My hope is that other Dickinson fans will assist with obtaining illustrations for the Wikipedia article after I put it online. I understand this is possible under the fair usage rule to the extent that the pictures are discussed--assuming images are available--but I won't have time to put in the effort to locate images and write justifications for fair use status. I must hope that there are interested, willing persons with more expertise in doing this than I have. Finishing my already rather extensive text is as much as I am able to undertake. I had intended it to be much more laconic, but after I had written an essay of a few pages, I realized that I couldn't do Dickinson justice without discussing his major works individually.

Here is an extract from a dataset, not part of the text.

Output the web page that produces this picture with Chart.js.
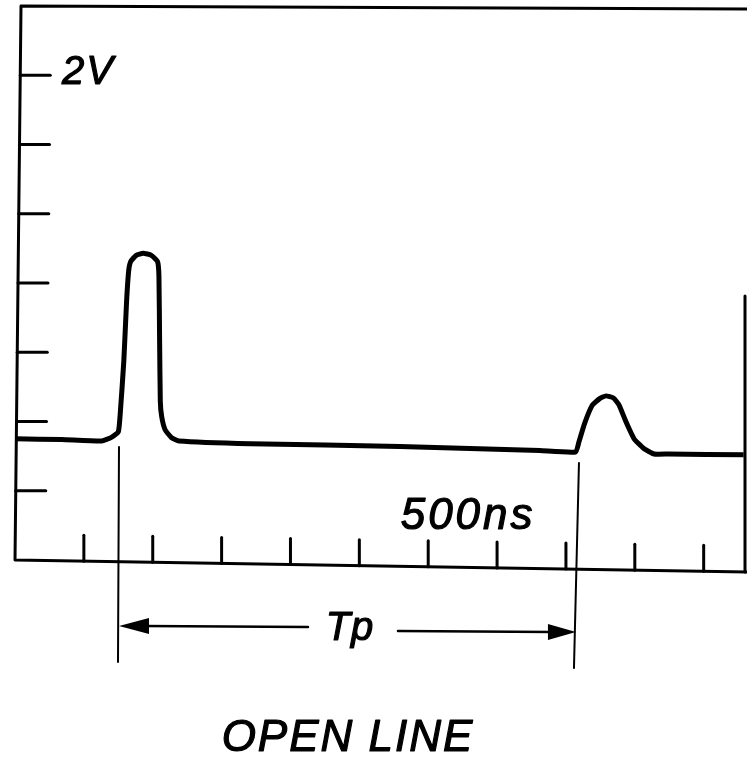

I would be most grateful for any assistance in getting pictures for my article. (I notice that the Dickinson images I see online are often quite unreliable in color or value range. In light of this, and the criticism my book received for having too few color pictures. I should mention that Dickinson disliked having his work reproduced in color, which he found to be often inaccurate. In 1940 he wrote that he hated a color photograph; in 1957, 1965, and twice in 1969 he refused to have color photographs of his paintings published, observing on one occasion that "color reproduction is in its diapers;” and in 1968 he found fault with the color reproduction of his painting South Welfleet Inn in the catalogue of the Venice biennale.
I suspect that he would also have been dissatisfied with the reproduction of this painting in the catalogue of the 2002 Dreams and Realities show, which, although far from the worst reproduction on the catalogue, has, according to color notes I wrote while comparing the reproduction with the actual painting, too much contrast and exaggerated color intensity. In the present situation, however, given the low fidelity of many of the images of Dickinson paintings I have seen on line, I would be delighted with pictures of this quality and grateful for almost any Dickinson pictures someone can come up with.